Researchers use rocket science for sustainable waste treatment process
Rocket engines are generally not thought of as being environmentally-friendly, but thanks to a newly-developed process, we may someday see them neutralizing the emissions from wastewater treatment plants. The same process would also see those plants generating their own power, thus meaning they would be both energy-neutral and emissions-free. Developed by two engineers at Stanford University, the system starts with the formation of nitrous oxide (N2O) and methane gas - something that treatment plants traditionally try to avoid.
Usually, air is pumped into wastewater sludge to boost its oxygen content. This promotes aerobic bacteria that convert the sludge’s sugars and other organic materials into harmless nitrogen gas. In the Stanford process, the sludge’s oxygen content is kept low, to favor anaerobic N2O-producing bacteria. The N2O bacteria consume relatively little in the way of organic material, leaving more for other anaerobic microbes, which consume and convert it into methane gas. That gas can then be used to power the plant, which will already have operating costs about half that of a regular plant, due to the fact that it isn’t pumping air into its sludge.
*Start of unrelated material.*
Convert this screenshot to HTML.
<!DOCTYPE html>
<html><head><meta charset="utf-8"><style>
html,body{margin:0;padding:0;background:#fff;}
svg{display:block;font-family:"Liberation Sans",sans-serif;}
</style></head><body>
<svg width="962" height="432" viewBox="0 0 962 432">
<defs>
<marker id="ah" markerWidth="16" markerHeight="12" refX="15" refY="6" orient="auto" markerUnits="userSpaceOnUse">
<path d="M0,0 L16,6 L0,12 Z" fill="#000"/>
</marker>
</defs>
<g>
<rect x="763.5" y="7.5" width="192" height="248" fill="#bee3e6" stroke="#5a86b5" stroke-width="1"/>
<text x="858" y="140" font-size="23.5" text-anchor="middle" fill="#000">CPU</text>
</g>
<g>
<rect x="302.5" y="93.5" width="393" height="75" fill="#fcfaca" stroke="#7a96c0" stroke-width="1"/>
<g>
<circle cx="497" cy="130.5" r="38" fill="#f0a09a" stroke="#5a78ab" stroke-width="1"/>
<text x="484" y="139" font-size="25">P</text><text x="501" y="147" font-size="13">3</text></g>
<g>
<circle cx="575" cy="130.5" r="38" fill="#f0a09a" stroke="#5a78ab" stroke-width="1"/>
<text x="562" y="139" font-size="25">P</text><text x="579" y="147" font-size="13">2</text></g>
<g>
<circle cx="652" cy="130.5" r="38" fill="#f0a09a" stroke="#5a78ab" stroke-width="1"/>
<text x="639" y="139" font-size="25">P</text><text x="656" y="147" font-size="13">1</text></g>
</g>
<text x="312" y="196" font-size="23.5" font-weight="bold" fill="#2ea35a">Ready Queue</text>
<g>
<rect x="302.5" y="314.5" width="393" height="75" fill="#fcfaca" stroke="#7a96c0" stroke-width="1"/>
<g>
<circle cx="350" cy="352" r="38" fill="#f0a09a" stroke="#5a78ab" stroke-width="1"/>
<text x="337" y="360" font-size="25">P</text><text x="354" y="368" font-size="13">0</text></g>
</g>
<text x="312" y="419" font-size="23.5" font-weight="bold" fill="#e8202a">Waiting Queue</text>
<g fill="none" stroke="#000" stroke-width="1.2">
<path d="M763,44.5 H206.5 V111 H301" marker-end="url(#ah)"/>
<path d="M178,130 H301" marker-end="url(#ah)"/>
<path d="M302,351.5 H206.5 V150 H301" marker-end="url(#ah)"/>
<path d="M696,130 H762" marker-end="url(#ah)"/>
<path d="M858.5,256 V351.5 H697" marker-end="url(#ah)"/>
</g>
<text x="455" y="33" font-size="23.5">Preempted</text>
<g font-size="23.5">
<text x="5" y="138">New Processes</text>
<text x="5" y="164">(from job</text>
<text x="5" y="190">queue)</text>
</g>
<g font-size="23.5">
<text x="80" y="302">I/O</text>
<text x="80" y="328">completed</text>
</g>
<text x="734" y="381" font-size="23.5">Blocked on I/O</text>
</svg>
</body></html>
"Normally, we want to discourage these gases from forming," said Craig Criddle, a professor of civil and environmental engineering and senior fellow at the Woods Institute for the Environment at Stanford. "But by encouraging the formation of nitrous oxide, we can remove harmful nitrogen from the water and simultaneously increase methane production for use as fuel."
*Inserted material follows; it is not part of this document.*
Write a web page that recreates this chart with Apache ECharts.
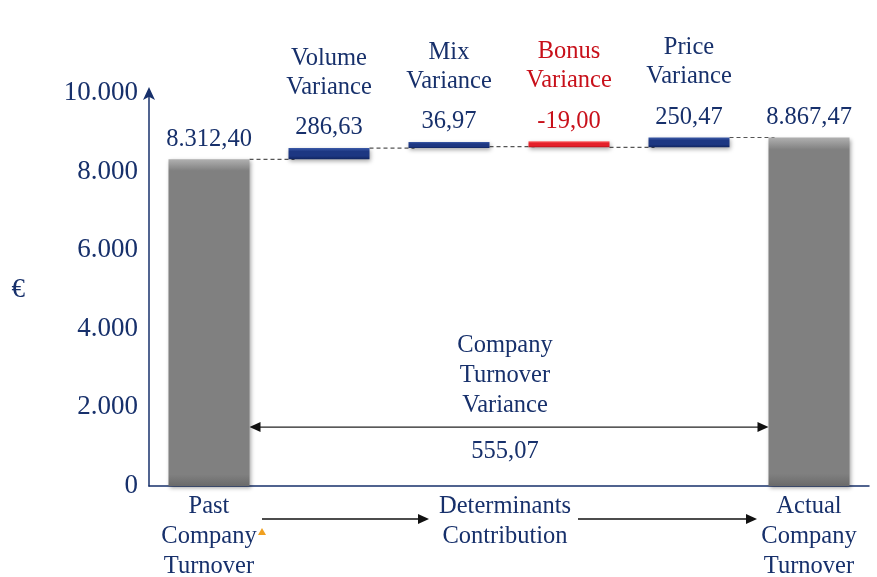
<!DOCTYPE html>
<html>
<head>
<meta charset="utf-8">
<script src="https://cdn.jsdelivr.net/npm/echarts@6/dist/echarts.min.js"></script>
<style>
  html, body { margin: 0; padding: 0; background: #fff; }
  #main { width: 877px; height: 577px; }
</style>
</head>
<body>
<div id="main"></div>
<script>
// chart data
var categories = ['Past Company Turnover', 'Volume Variance', 'Mix Variance', 'Bonus Variance', 'Price Variance', 'Actual Company Turnover']
var startValue = 8312.40
var variances = [286.63, 36.97, -19.00, 250.47]
var endValue = 8867.47
var yTicks = [0, 2000, 4000, 6000, 8000, 10000]
var groupLabel = 'Determinants\nContribution'
var spanLabel = 'Company\nTurnover\nVariance'

var navy = '#17306b'
var red = '#c8101a'
var font = '"Liberation Serif", "Times New Roman", serif'
var barW = 81
var fs = 24.5

// euro style number: 8.312,40
function fmt(v, dec) {
  var s = Math.abs(v).toFixed(dec)
  var parts = s.split('.')
  var int = parts[0].replace(/\B(?=(\d{3})+(?!\d))/g, '.')
  return (v < 0 ? '-' : '') + int + (parts[1] ? ',' + parts[1] : '')
}

function grad(light, mid, dark, edge) {
  return new echarts.graphic.LinearGradient(0, 0, 0, 1, [
    { offset: 0, color: light },
    { offset: edge, color: mid },
    { offset: 1 - edge, color: mid },
    { offset: 1, color: dark }
  ])
}

// waterfall pieces
var bases = [0]
var heights = [startValue]
var levels = [startValue]
var running = startValue
variances.forEach(function(v) {
  bases.push(v >= 0 ? running : running + v)
  heights.push(Math.abs(v))
  running += v
  levels.push(running)
})
bases.push(0)
heights.push(endValue)

var grayFill = grad('#b0b0b0', '#808080', '#6a6a6a', 0.035)
var blueFill = grad('#3b5aa8', '#1d3782', '#10245e', 0.3)
var redFill = grad('#ff6a6a', '#e4202a', '#b81018', 0.3)

var deltaData = heights.map(function(h, i) {
  var c = grayFill
  if (i > 0 && i < heights.length - 1) c = variances[i - 1] < 0 ? redFill : blueFill
  return { value: h, itemStyle: { color: c } }
})

var connectorData = levels.map(function(l, i) { return [i, l] })

var chart = echarts.init(document.getElementById('main'))

chart.setOption({
  animation: false,
  textStyle: { fontFamily: font },
  grid: { left: 149, right: 8, top: 93, bottom: 91, outerBoundsMode: 'none', containLabel: false },
  xAxis: {
    type: 'category',
    data: categories,
    axisLine: { lineStyle: { color: navy, width: 1.5 } },
    axisTick: { show: false },
    axisLabel: {
      interval: 0,
      margin: 6,
      color: navy,
      fontSize: fs,
      lineHeight: 30,
      fontFamily: font,
      formatter: function(v, i) {
        return (i === 0 || i === categories.length - 1) ? v.split(' ').join('\n') : ''
      }
    }
  },
  yAxis: {
    type: 'value',
    min: yTicks[0],
    max: yTicks[yTicks.length - 1],
    interval: yTicks[1] - yTicks[0],
    name: '€',
    nameLocation: 'middle',
    nameRotate: 0,
    nameGap: 124,
    nameTextStyle: { color: navy, fontSize: 27, fontFamily: font },
    splitLine: { show: false },
    axisTick: { show: false },
    axisLine: { show: true, symbol: ['none', 'arrow'], symbolSize: [9, 13], symbolOffset: [0, 6], lineStyle: { color: navy, width: 1.5 } },
    axisLabel: {
      color: navy,
      fontSize: 27,
      fontFamily: font,
      margin: 11,
      formatter: function(v) { return fmt(v, 0) }
    }
  },
  series: [
    {
      name: 'base',
      type: 'bar',
      stack: 'w',
      silent: true,
      barWidth: barW,
      itemStyle: { color: 'transparent' },
      data: bases
    },
    {
      name: 'delta',
      type: 'bar',
      stack: 'w',
      barWidth: barW,
      barMinHeight: 6,
      itemStyle: {
        shadowBlur: 4,
        shadowOffsetX: 1,
        shadowOffsetY: 2,
        shadowColor: 'rgba(0,0,0,0.35)'
      },
      label: {
        show: true,
        position: 'top',
        distance: 5,
        formatter: function(p) {
          var i = p.dataIndex
          if (i === 0) return '{v|' + fmt(startValue, 2) + '}'
          if (i === categories.length - 1) return '{v|' + fmt(endValue, 2) + '}'
          var neg = variances[i - 1] < 0
          var words = categories[i].split(' ')
          var n = neg ? 'nr' : 'n'
          var v = neg ? 'vr' : 'v'
          return words.map(function(w) { return '{' + n + '|' + w + '}' }).join('\n') +
            '\n{s| }\n{' + v + '|' + fmt(variances[i - 1], 2) + '}'
        },
        rich: {
          n: { color: navy, fontSize: fs, lineHeight: 29, fontFamily: font },
          nr: { color: red, fontSize: fs, lineHeight: 29, fontFamily: font },
          s: { fontSize: 4, lineHeight: 11 },
          v: { color: navy, fontSize: fs, lineHeight: 30, fontFamily: font },
          vr: { color: red, fontSize: fs, lineHeight: 30, fontFamily: font }
        }
      },
      data: deltaData
    },
    {
      name: 'connector',
      type: 'custom',
      silent: true,
      z: 1,
      data: connectorData,
      renderItem: function(params, api) {
        var i = api.value(0)
        var lvl = api.value(1)
        var p1 = api.coord([i, lvl])
        var p2 = api.coord([i + 1, lvl])
        return {
          type: 'line',
          shape: { x1: p1[0] + barW / 2, y1: p1[1], x2: p2[0] - barW / 2 + 6, y2: p2[1] },
          style: { stroke: '#555', lineWidth: 1.2, lineDash: [4, 3] }
        }
      }
    }
  ]
})

// annotations placed from axis pixels
var xa = chart.convertToPixel({ xAxisIndex: 0 }, 0) + barW / 2
var xb = chart.convertToPixel({ xAxisIndex: 0 }, categories.length - 1) - barW / 2
var ya = chart.convertToPixel({ yAxisIndex: 0 }, 1500)
var xm = (xa + xb) / 2 - 4

function arrowHead(x, y, dir) {
  return { type: 'polygon', shape: { points: [[x, y], [x - dir * 11, y - 5], [x - dir * 11, y + 5]] }, style: { fill: '#111' } }
}

chart.setOption({
  graphic: [
    { type: 'line', shape: { x1: xa + 4, y1: ya, x2: xb - 4, y2: ya }, style: { stroke: '#222', lineWidth: 1.3 } },
    arrowHead(xa, ya, -1),
    arrowHead(xb, ya, 1),
    {
      type: 'text', x: xm, y: ya - 6,
      style: { text: spanLabel, fill: navy, font: fs + 'px ' + font, lineHeight: 30, align: 'center', verticalAlign: 'bottom' }
    },
    {
      type: 'text', x: xm, y: ya + 10,
      style: { text: fmt(endValue - startValue, 2), fill: navy, font: fs + 'px ' + font, lineHeight: 30, align: 'center', verticalAlign: 'top' }
    },
    {
      type: 'text', x: 505, y: 492,
      style: { text: groupLabel, fill: navy, font: fs + 'px ' + font, lineHeight: 30, align: 'center', verticalAlign: 'top' }
    },
    { type: 'line', shape: { x1: 262, y1: 519, x2: 418, y2: 519 }, style: { stroke: '#111', lineWidth: 1.3 } },
    arrowHead(429, 519, 1),
    { type: 'line', shape: { x1: 578, y1: 519, x2: 746, y2: 519 }, style: { stroke: '#111', lineWidth: 1.3 } },
    arrowHead(757, 519, 1),
    { type: 'polygon', shape: { points: [[262, 528], [258, 535], [266, 535]] }, style: { fill: '#f0a020' } }
  ]
})
</script>
</body>
</html>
A big problem with N2O, however, is that it’s a nasty greenhouse gas. That’s where the rocket science comes in. Brian Cantwell, a professor of aeronautics and astronautics at Stanford, has created clean-burning rocket thrusters that run on N2O. "We wondered whether nitrous oxide could be exploited as an emissions-free source of energy," Cantwell said. "Since the product of the decomposition reaction is simply oxygen-enriched air, energy is generated with zero production of greenhouse gas. But first we needed to find a cheap, plentiful source of nitrous oxide."
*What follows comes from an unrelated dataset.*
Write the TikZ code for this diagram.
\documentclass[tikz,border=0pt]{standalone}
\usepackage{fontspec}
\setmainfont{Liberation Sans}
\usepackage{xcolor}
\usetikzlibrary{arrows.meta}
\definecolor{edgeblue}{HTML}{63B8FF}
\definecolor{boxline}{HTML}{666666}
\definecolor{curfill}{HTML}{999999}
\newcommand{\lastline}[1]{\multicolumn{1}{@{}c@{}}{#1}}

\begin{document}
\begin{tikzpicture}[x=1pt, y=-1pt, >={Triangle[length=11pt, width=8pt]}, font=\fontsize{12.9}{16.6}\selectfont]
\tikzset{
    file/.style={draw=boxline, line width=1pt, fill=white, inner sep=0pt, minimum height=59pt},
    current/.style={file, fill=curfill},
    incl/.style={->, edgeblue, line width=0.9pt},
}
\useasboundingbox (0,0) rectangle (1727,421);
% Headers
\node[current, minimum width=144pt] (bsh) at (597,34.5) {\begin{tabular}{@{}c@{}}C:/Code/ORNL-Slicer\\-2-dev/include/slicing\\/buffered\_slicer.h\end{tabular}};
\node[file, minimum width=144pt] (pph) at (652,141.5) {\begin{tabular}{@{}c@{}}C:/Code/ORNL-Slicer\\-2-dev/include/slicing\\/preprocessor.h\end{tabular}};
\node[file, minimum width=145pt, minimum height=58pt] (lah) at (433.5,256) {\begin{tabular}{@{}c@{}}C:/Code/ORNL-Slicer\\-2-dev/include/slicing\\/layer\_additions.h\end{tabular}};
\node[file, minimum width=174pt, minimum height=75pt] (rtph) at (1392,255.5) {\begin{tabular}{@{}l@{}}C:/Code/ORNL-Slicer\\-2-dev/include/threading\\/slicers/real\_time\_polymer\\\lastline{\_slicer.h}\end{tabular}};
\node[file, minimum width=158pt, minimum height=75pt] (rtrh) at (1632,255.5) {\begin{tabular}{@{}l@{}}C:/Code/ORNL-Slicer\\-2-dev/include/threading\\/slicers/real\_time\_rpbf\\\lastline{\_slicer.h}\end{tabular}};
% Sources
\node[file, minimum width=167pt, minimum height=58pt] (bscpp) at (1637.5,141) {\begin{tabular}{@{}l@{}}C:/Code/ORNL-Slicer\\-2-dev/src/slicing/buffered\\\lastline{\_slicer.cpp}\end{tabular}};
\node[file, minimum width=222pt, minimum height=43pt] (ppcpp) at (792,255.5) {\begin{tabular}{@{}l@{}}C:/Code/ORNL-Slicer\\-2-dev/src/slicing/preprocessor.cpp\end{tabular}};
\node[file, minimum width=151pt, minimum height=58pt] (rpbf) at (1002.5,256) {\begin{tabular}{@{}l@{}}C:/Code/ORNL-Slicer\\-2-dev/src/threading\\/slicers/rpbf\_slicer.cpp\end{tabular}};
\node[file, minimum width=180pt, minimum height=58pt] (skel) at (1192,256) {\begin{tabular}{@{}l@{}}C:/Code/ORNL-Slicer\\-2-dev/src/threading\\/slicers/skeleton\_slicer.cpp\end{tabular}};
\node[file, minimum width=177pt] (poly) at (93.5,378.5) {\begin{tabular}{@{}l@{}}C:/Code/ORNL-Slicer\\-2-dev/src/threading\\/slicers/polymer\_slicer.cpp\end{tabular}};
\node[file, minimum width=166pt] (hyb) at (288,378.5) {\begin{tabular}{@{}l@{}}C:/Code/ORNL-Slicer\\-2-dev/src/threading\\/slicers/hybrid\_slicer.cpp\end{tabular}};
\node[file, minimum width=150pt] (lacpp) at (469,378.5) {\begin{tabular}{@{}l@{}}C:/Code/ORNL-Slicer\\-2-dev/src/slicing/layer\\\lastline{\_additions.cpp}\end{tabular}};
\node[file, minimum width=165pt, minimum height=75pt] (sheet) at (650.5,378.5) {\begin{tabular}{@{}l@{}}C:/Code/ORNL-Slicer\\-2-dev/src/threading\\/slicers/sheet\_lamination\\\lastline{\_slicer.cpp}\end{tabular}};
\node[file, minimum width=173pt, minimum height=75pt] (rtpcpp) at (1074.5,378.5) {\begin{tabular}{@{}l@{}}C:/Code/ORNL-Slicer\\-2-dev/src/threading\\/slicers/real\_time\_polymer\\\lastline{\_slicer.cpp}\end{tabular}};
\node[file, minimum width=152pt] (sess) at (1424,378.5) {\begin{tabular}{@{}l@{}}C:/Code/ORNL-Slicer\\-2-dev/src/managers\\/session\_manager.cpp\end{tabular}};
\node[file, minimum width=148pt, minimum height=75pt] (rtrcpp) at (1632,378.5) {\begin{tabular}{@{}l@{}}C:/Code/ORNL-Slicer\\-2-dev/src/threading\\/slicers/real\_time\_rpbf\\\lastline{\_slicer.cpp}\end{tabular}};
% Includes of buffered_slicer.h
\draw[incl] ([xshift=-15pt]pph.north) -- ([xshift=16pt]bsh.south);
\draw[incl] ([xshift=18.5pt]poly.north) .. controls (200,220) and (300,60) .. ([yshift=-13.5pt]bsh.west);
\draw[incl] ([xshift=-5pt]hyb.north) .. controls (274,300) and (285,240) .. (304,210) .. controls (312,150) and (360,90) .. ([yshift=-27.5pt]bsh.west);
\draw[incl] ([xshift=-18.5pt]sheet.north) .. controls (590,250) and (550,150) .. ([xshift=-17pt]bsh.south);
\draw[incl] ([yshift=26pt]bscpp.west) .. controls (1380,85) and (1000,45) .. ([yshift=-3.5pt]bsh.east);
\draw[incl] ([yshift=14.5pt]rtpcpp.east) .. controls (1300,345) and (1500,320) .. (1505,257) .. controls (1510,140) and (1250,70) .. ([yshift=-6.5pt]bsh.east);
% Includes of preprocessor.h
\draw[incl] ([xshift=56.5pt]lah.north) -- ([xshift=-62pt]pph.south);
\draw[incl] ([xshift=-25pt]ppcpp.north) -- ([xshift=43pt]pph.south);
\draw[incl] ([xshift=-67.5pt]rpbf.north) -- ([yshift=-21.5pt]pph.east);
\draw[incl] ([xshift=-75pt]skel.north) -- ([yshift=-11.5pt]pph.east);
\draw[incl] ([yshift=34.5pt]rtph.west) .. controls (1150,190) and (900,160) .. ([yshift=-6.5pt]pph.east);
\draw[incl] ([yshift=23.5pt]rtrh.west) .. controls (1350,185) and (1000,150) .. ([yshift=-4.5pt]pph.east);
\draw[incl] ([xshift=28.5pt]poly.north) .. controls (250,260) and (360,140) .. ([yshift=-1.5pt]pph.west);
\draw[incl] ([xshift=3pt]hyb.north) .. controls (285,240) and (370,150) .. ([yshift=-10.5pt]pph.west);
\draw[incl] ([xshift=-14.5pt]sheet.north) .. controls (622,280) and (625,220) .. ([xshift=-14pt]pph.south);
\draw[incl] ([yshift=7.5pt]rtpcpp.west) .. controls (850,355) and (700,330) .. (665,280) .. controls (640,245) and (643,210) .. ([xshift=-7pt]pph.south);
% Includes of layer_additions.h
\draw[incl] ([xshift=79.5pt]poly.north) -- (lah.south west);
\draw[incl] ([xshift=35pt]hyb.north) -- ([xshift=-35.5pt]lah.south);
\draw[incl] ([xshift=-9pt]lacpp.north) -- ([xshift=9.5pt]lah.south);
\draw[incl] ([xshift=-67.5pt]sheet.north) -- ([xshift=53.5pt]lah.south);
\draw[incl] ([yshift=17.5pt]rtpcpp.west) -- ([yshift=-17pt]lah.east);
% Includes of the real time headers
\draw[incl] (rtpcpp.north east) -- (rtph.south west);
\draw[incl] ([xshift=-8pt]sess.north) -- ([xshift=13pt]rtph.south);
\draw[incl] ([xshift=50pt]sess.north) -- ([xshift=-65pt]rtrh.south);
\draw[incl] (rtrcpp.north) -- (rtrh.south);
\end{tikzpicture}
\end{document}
That source, of course, would be the wastewater treatment plants. According to Cantwell, a single thruster the size of a basketball could potentially consume every ounce of nitrous oxide produced at a typical plant. The heat produced by that thruster, along with the methane gas, could be used to power the plant. Self-powered plants could make a huge difference in third world countries, where power grids are severely limited.
Criddle and Cantwell are now looking towards their process being used not only in wastewater treatment plants, but also for purposes such as extracting energy from nitrate-contaminated groundwater beneath fertilized agricultural fields.
"If successful, this technology could be a game changer, with the potential for worldwide impact on several fronts," Criddle said.